» **Supplied data**:

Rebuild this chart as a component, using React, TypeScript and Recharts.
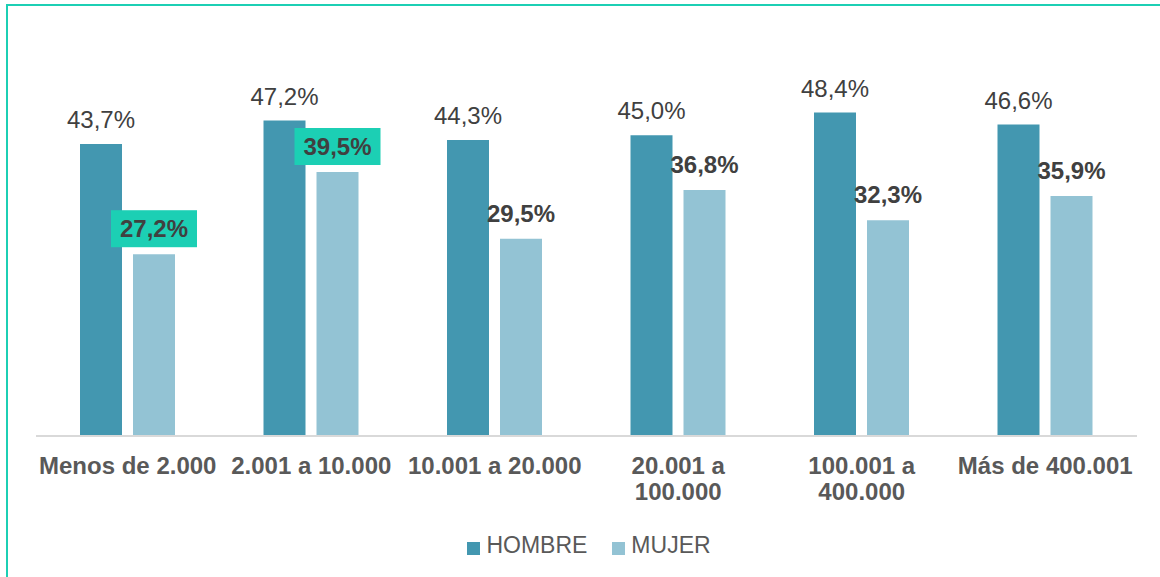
import React from "react";
import { BarChart, Bar, XAxis, YAxis, Legend, LabelList } from "recharts";

const categories = [
  "Menos de 2.000",
  "2.001 a 10.000",
  "10.001 a 20.000",
  "20.001 a 100.000",
  "100.001 a 400.000",
  "Más de 400.001",
];
// how each category label is broken into lines under the axis
const tickLines = [
  ["Menos de 2.000"],
  ["2.001 a 10.000"],
  ["10.001 a 20.000"],
  ["20.001 a", "100.000"],
  ["100.001 a", "400.000"],
  ["Más de 400.001"],
];
const hombre = [43.7, 47.2, 44.3, 45.0, 48.4, 46.6];
const mujer = [27.2, 39.5, 29.5, 36.8, 32.3, 35.9];
// MUJER labels that get the highlighted box
const highlighted = [0, 1];

const data = categories.map((name, i) => ({ name, HOMBRE: hombre[i], MUJER: mujer[i] }));

const fmt = (v: number) => v.toFixed(1).replace(".", ",") + "%";

const CategoryTick = (props: any) => {
  const { x, y, payload, index } = props;
  const lines = tickLines[index] ?? [payload.value];
  return (
    <g>
      {lines.map((l: string, i: number) => (
        <text
          key={i}
          x={x}
          y={y + 30 + i * 26}
          textAnchor="middle"
          fill="#595959"
          fontSize={24}
          fontWeight="bold"
        >
          {l}
        </text>
      ))}
    </g>
  );
};

const HombreLabel = (props: any) => {
  const { x, y, width, value } = props;
  return (
    <text x={x + width / 2} y={y - 16} textAnchor="middle" fill="#404040" fontSize={24}>
      {fmt(value)}
    </text>
  );
};

const MujerLabel = (props: any) => {
  const { x, y, width, value, index } = props;
  const cx = x + width / 2;
  const hl = highlighted.includes(index);
  return (
    <g>
      {hl && <rect x={cx - 43} y={y - 44} width={86} height={37} fill="#1ccfb4" />}
      <text x={cx} y={y - 17} textAnchor="middle" fill="#404040" fontSize={24} fontWeight="bold">
        {fmt(value)}
      </text>
    </g>
  );
};

export default function App() {
  return (
    <div
      style={{
        position: "absolute",
        left: 0,
        top: 0,
        width: 1160,
        height: 577,
        background: "#fff",
        overflow: "hidden",
        fontFamily: "'Liberation Sans', Arial, sans-serif",
      }}
    >
      <div
        style={{
          position: "absolute",
          left: 6,
          top: 4,
          width: 1170,
          height: 600,
          borderLeft: "2px solid #1ccfb4",
          borderTop: "2px solid #1ccfb4",
        }}
      />
      <div style={{ position: "absolute", left: 0, top: 0 }}>
        <BarChart
          width={1160}
          height={577}
          data={data}
          margin={{ top: 35, right: 23, bottom: 0, left: 36 }}
          barGap={11}
          barSize={42}
        >
          <XAxis
            dataKey="name"
            axisLine={{ stroke: "#d9d9d9", strokeWidth: 2 }}
            tickLine={false}
            tick={<CategoryTick />}
            interval={0}
            height={114}
          />
          <YAxis hide domain={[0, 60]} />
          <Legend
            verticalAlign="bottom"
            iconType="square"
            iconSize={13}
            wrapperStyle={{ bottom: 18, left: 51 }}
            formatter={(v: string) => (
              <span style={{ color: "#595959", fontSize: 23, marginLeft: 2, marginRight: 15 }}>{v}</span>
            )}
          />
          <Bar dataKey="HOMBRE" fill="#4397b0" isAnimationActive={false}>
            <LabelList dataKey="HOMBRE" content={<HombreLabel />} />
          </Bar>
          <Bar dataKey="MUJER" fill="#93c3d4" isAnimationActive={false}>
            <LabelList dataKey="MUJER" content={<MujerLabel />} />
          </Bar>
        </BarChart>
      </div>
    </div>
  );
}
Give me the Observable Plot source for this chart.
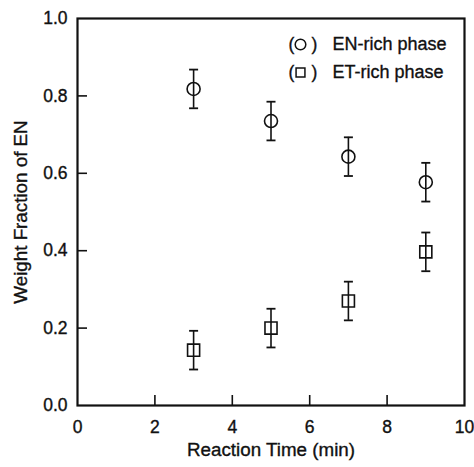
<!DOCTYPE html>
<html>
<head>
<meta charset="utf-8">
<script src="https://cdn.jsdelivr.net/npm/d3@7"></script>
<script src="https://cdn.jsdelivr.net/npm/@observablehq/plot@0.6"></script>
<style>
  html, body { margin: 0; padding: 0; background: #fff; }
</style>
</head>
<body>
<div id="chart"></div>
<script>
const times = [3, 5, 7, 9];
const enRich = [0.818, 0.735, 0.643, 0.577];
const enErr = [0.05, 0.05, 0.05, 0.05];
const etRich = [0.143, 0.200, 0.270, 0.397];
const etErr = [0.05, 0.05, 0.05, 0.05];
const xTicks = [0, 2, 4, 6, 8, 10];
const yTicks = [0, 0.2, 0.4, 0.6, 0.8, 1.0];
const seriesNames = ["EN-rich phase", "ET-rich phase"];
const xLabel = "Reaction Time (min)";
const yLabel = "Weight Fraction of EN";

const W = 474, H = 467;
const mL = 77, mR = 10, mT = 18, mB = 62;
const innerW = W - mL - mR, innerH = H - mT - mB;

const rows = [];
times.forEach((t, i) => {
  rows.push({t, v: enRich[i], e: enErr[i], s: seriesNames[0]});
  rows.push({t, v: etRich[i], e: etErr[i], s: seriesNames[1]});
});
const capSymbol = {draw(ctx) { ctx.moveTo(-4.5, 0); ctx.lineTo(4.5, 0); }};
const font = "'Liberation Sans', Arial, Helvetica, sans-serif";
const ink = "#111";

function legendRow(name, symbol, dy, r) {
  return [
    Plot.text(["("], {frameAnchor: "top-left", dx: 211, dy, text: d => d, fontSize: 17.5, lineAnchor: "middle"}),
    Plot.text([")"], {frameAnchor: "top-left", dx: 234, dy, text: d => d, fontSize: 17.5, lineAnchor: "middle"}),
    Plot.dot([name], {frameAnchor: "top-left", dx: 223, dy, symbol, r, stroke: ink, strokeWidth: 1.5, fill: "none"}),
    Plot.text([name], {frameAnchor: "top-left", dx: 255, dy, text: d => d, fontSize: 18, textAnchor: "start", lineAnchor: "middle"})
  ];
}

const chart = Plot.plot({
  width: W, height: H,
  marginLeft: mL, marginRight: mR, marginTop: mT, marginBottom: mB,
  style: {fontFamily: font, color: ink, background: "#fff"},
  x: {domain: [0, 10]},
  y: {domain: [0, 1]},
  marks: [
    Plot.axisX(xTicks, {tickSize: 0, tickPadding: 15, fontSize: 17.5, tickFormat: d3.format("d"),
      label: xLabel, labelAnchor: "center", labelArrow: "none", labelOffset: 50}),
    Plot.axisY(yTicks, {tickSize: 0, tickPadding: 10, fontSize: 17.5, tickFormat: d3.format(".1f"),
      label: yLabel, labelAnchor: "center", labelArrow: "none", labelOffset: 64}),
    Plot.tickX(xTicks.slice(1, -1), {x: d => d, insetTop: innerH - 10, stroke: ink, strokeWidth: 1.6}),
    Plot.tickY(yTicks.slice(1, -1), {y: d => d, insetRight: innerW - 10, stroke: ink, strokeWidth: 1.6}),
    Plot.ruleX(rows, {x: "t", y1: d => d.v - d.e, y2: d => d.v + d.e, stroke: ink, strokeWidth: 1.6}),
    Plot.dot(rows, {x: "t", y: d => d.v + d.e, symbol: () => capSymbol, stroke: ink, strokeWidth: 1.8}),
    Plot.dot(rows, {x: "t", y: d => d.v - d.e, symbol: () => capSymbol, stroke: ink, strokeWidth: 1.8}),
    Plot.dot(rows.filter(d => d.s === seriesNames[0]), {x: "t", y: "v", symbol: "circle", r: 6.5, stroke: ink, strokeWidth: 1.6, fill: "none"}),
    Plot.dot(rows.filter(d => d.s === seriesNames[1]), {x: "t", y: "v", symbol: "square", r: 6.8, stroke: ink, strokeWidth: 1.6, fill: "none"}),
    ...legendRow(seriesNames[0], "circle", 26, 5.3),
    ...legendRow(seriesNames[1], "square", 54, 5),
    Plot.frame({stroke: ink, strokeWidth: 2.2})
  ]
});
chart.querySelectorAll("[aria-label='x-axis label'], [aria-label='y-axis label']").forEach(g => {
  g.setAttribute("font-size", "18.8");
  g.querySelectorAll("text").forEach(t => t.setAttribute("font-size", "18.8"));
});
chart.querySelectorAll("text").forEach(t => {
  t.setAttribute("stroke", ink);
  t.setAttribute("stroke-width", "0.35");
});
document.getElementById("chart").appendChild(chart);
</script>
</body>
</html>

» **Exercise objective**:
Look over the listing. Pull out every line with the string "this" in it.

» **Completed exercise**:
Rebuild this chart as a component, using React, TypeScript and Recharts.
Give me the Observable Plot source for this chart.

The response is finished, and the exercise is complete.